We left at 6 AM. The sun was just coming up. The streets were empty. Brooklyn is beautiful at that hour. It was cold, but I was warm from dancing, so I felt comfortable though I was not wearing a jacket.
We both had our bikes, but we wanted to talk, to compare notes, so we walked with our bikes. We’d both had roughly the same impression of the evening, its strengths and weaknesses.
I’m told that New York had a great dance scene in the 70s and 80s. It does not have one now. Great artistic moments are always fleeting. There is only one Berghain, but it will probably be gone in 5 years. No beautiful scene lasts, the circumstances that allow it change quickly. Berghain is international, and New York is less so. The USA is afraid of terrorists, which means it is afraid of everything foreign.

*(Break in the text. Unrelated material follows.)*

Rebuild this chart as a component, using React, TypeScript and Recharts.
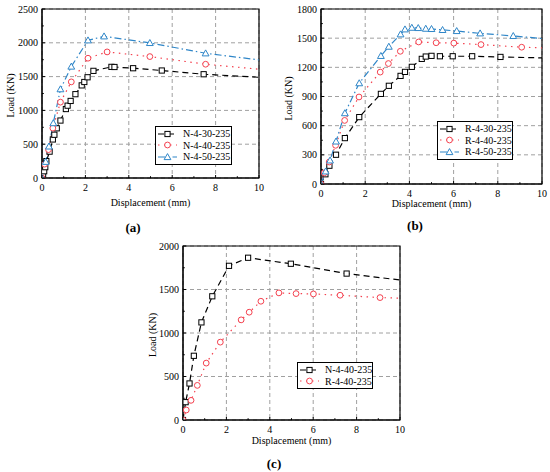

In Europe, a person in Barcelona might finish work at 5 PM, then get on an airplane and fly to Berlin, dance at Berghain from Friday night till Sunday afternoon, then fly home, then go to work on Monday. Cheap airfare and a lack of international boundaries is part of what makes Berghain amazing. Also, cheap rent — the great art scenes tend to be in once great cities that are currently in economic distress, which would describe New York in the 70s and 80s and Berlin right now. Berghain is enormous, it would be very difficult to have a club that big in New York City. The rent would be too high.
And yet, I keep hoping. I’d like to find more places in New York that allow for that kind of dancing. I hope more places keep trying to imitate Berghain.